Okay, don't get me wrong. I like Stoicism. A version of the Roman Empire which embraced Stoicism as it's state doctrine would be interesting and something that I'd read a TL about. But that's not what this challenge is about.
The idea behind this is that some Roman philosopher pulls a Confucias and manages to codify the traditonal, disaparate rituals and beliefs of Roman society into a coherent philosophy/belief system. The challenge is to create a timeline where that happens and debate what it would be like.
That isn't really what Confucius himself did. Confucianism distinguished itself
against the other hundred schools of thought, and constantly fought against it's competitors.
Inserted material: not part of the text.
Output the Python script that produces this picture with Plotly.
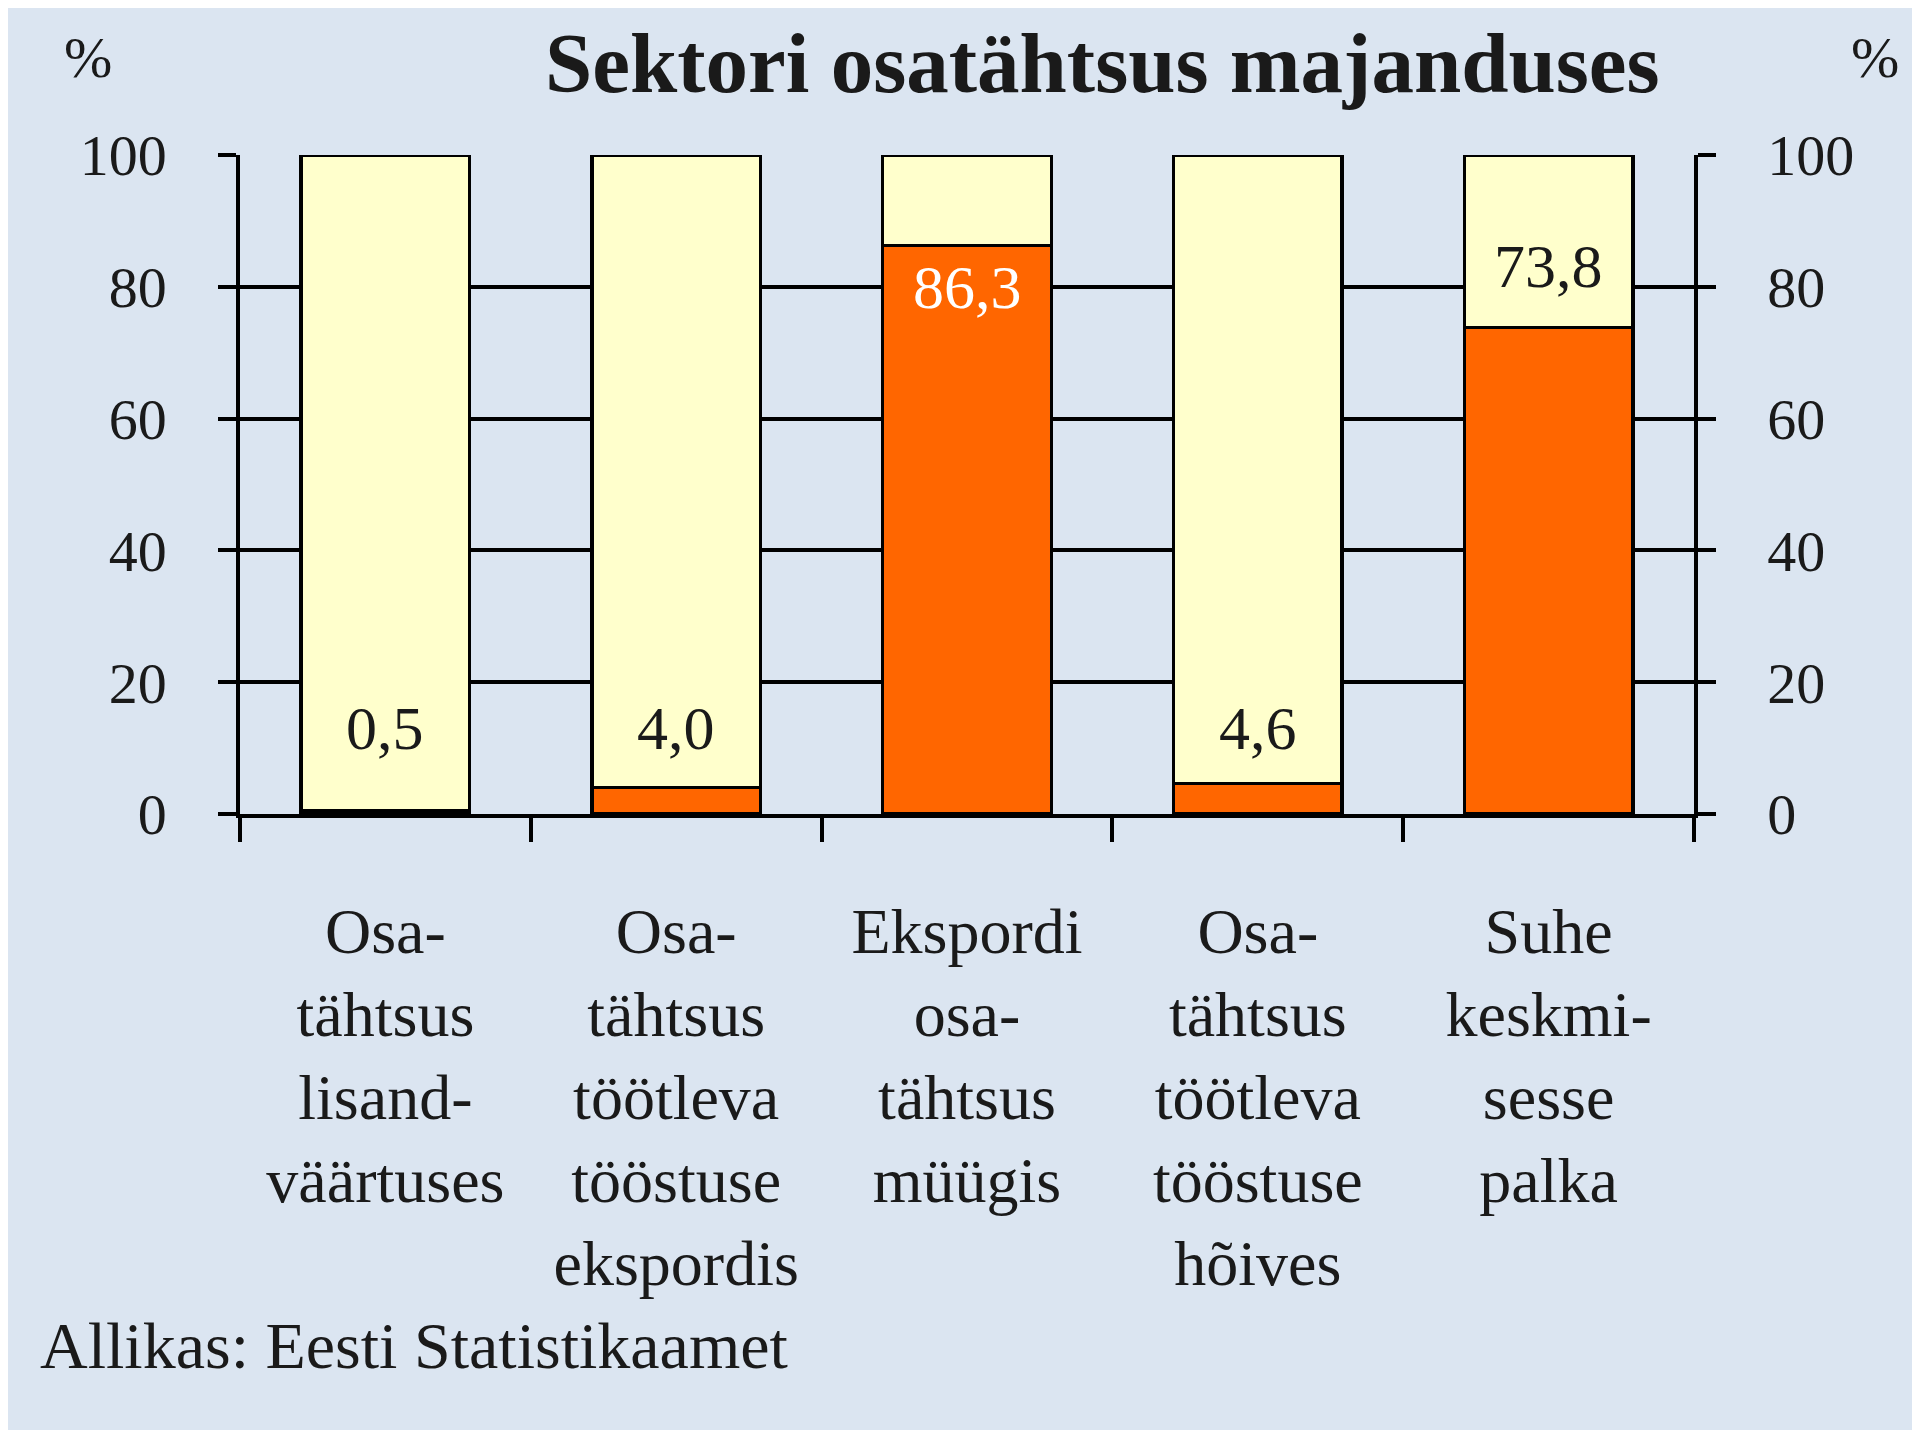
import plotly.graph_objects as go

categories = [
    "Osa-<br>tähtsus<br>lisand-<br>väärtuses",
    "Osa-<br>tähtsus<br>töötleva<br>tööstuse<br>ekspordis",
    "Ekspordi<br>osa-<br>tähtsus<br>müügis",
    "Osa-<br>tähtsus<br>töötleva<br>tööstuse<br>hõives",
    "Suhe<br>keskmi-<br>sesse<br>palka",
]
share = [0.5, 4.0, 86.3, 4.6, 73.8]
labels = ["0,5", "4,0", "86,3", "4,6", "73,8"]
rest = [100 - v for v in share]
yticks = [0, 20, 40, 60, 80, 100]

FONT = "Liberation Serif"
BG = "#dbe5f1"
ORANGE = "#ff6600"
YELLOW = "#ffffcc"
TXT = "#1a1a1a"

fig = go.Figure()
fig.add_trace(go.Bar(x=categories, y=share, marker=dict(color=ORANGE, line=dict(color="black", width=3.5)),
                     width=0.58, showlegend=False, hoverinfo="skip"))
fig.add_trace(go.Bar(x=categories, y=rest, marker=dict(color=YELLOW, line=dict(color="black", width=3.5)),
                     width=0.58, showlegend=False, hoverinfo="skip"))
# invisible trace for right axis
fig.add_trace(go.Scatter(x=[categories[0]], y=[0], yaxis="y2", mode="markers",
                         marker=dict(opacity=0), showlegend=False, hoverinfo="skip"))

for c, v, t in zip(categories, share, labels):
    if v < 50:
        fig.add_annotation(x=c, y=13, text=t, showarrow=False, yanchor="middle",
                           font=dict(family=FONT, size=62, color=TXT))
    elif v > 80:
        fig.add_annotation(x=c, y=v, text=t, showarrow=False, yanchor="top", yshift=-6,
                           font=dict(family=FONT, size=62, color="white"))
    else:
        fig.add_annotation(x=c, y=v, text=t, showarrow=False, yanchor="bottom", yshift=26,
                           font=dict(family=FONT, size=62, color=TXT))

fig.add_annotation(text="<b>Sektori osatähtsus majanduses</b>", xref="paper", yref="paper",
                   x=0.593, y=1.0, xanchor="center", yanchor="middle", yshift=92, showarrow=False,
                   font=dict(family=FONT, size=85, color=TXT))
fig.add_annotation(text="%", xref="paper", yref="paper", x=-0.1045, y=1.0, yshift=98,
                   xanchor="center", yanchor="middle", showarrow=False,
                   font=dict(family=FONT, size=58, color=TXT))
fig.add_annotation(text="%", xref="paper", yref="paper", x=1.1245, y=1.0, yshift=98,
                   xanchor="center", yanchor="middle", showarrow=False,
                   font=dict(family=FONT, size=58, color=TXT))
fig.add_annotation(text="Allikas: Eesti Statistikaamet", xref="paper", yref="paper",
                   x=-0.139, y=0, yshift=-531, xanchor="left", yanchor="middle", showarrow=False,
                   font=dict(family=FONT, size=66, color=TXT))

yax = dict(range=[0, 100], tickvals=yticks, showgrid=True, gridcolor="black", gridwidth=3.5,
           ticks="outside", ticklen=18, tickwidth=3.5, tickcolor="black",
           showline=True, linecolor="black", linewidth=3.5, zeroline=False,
           ticklabelstandoff=40,
           tickfont=dict(family=FONT, size=58, color=TXT), fixedrange=True)

fig.update_layout(
    width=1920, height=1430,
    paper_bgcolor=BG, plot_bgcolor=BG,
    barmode="stack", bargap=0.42,
    margin=dict(l=232, r=234, t=147, b=624),
    xaxis=dict(type="category", tickson="boundaries", ticks="outside", ticklen=24, tickwidth=3.5,
               tickcolor="black", showline=True, linecolor="black", linewidth=3.5,
               tickfont=dict(family=FONT, size=64, color=TXT), ticklabelstandoff=58,
               range=[-0.5, 4.5], showgrid=False),
    yaxis=yax,
    yaxis2=dict(yax, overlaying="y", side="right", showgrid=False),
)

fig.write_html("out.html")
Neo-confucianism which came much later is when we see it start to embrace elements of the other religions, but still in an opositional context. Much of our texts on the various other philosophies of the hundred schools era come from Confucian texts rejecting them (often unfairly so). A good example would be Yangism, an egoist philosophy (which would make for an amazing chinese history) where we have one or two texts, the rest of our commentaries being statements along the lines that Yang Zhu would not lift a finger to save someone it it was a mild inconvenience to him (which is not true of the philosophy itself).
By the time Buddhism came along, the religion that Confucianism most adopted RE neoconfucianism, the term "naval gazers" was a slur which I beleive stuck to the modern day.
Now Stoicism, or at least aspects of it, could be part of this 'Roman Confucianism' since in all honesty Rome cribbed a while bunch of cultural stuff from Greece, especially Philosophy. But Stoicism itself wouldn't be the ethics system we're talking about,
My idea was more that confucianism wasn't that far away from developing into something like Confucianism. Looking at people like Seneca who, whilst one of the major figures of stoicism, felt it important to translate the Greek classics into Latin and wrote plays which celebrate Stoic virtue in a Roman context ("He who boasts of his ancestry praises the merits of another!").
What stood Confucianism apart was not just a worshipful attitude towards Chinese culture (which existed in Roman Stoicism), but a beleif in systematic learning through the beauracratic class (which did not exist, but I will get to this) and adoration of chinese classics. In the Confucian tradition, the veneration of the four books and five classics is significant, both in terms of popular philosophy and the ability to analyse that philosophy through texts. This attitude did exist in Stoicism but was never really codified as demonstrated by the Enchiridion in which Epicetus ends the book by referencing a wide variety of classics and philosophers.
In short, Stoicism to become the Roman Confucianism may just need official state support. If not directly to create a beauracratic class, perhaps some kind of mass education for Roman citizens which is Stoic based and perhaps the ability for the state to venerate individuals as Stoic sages alongside triumphs.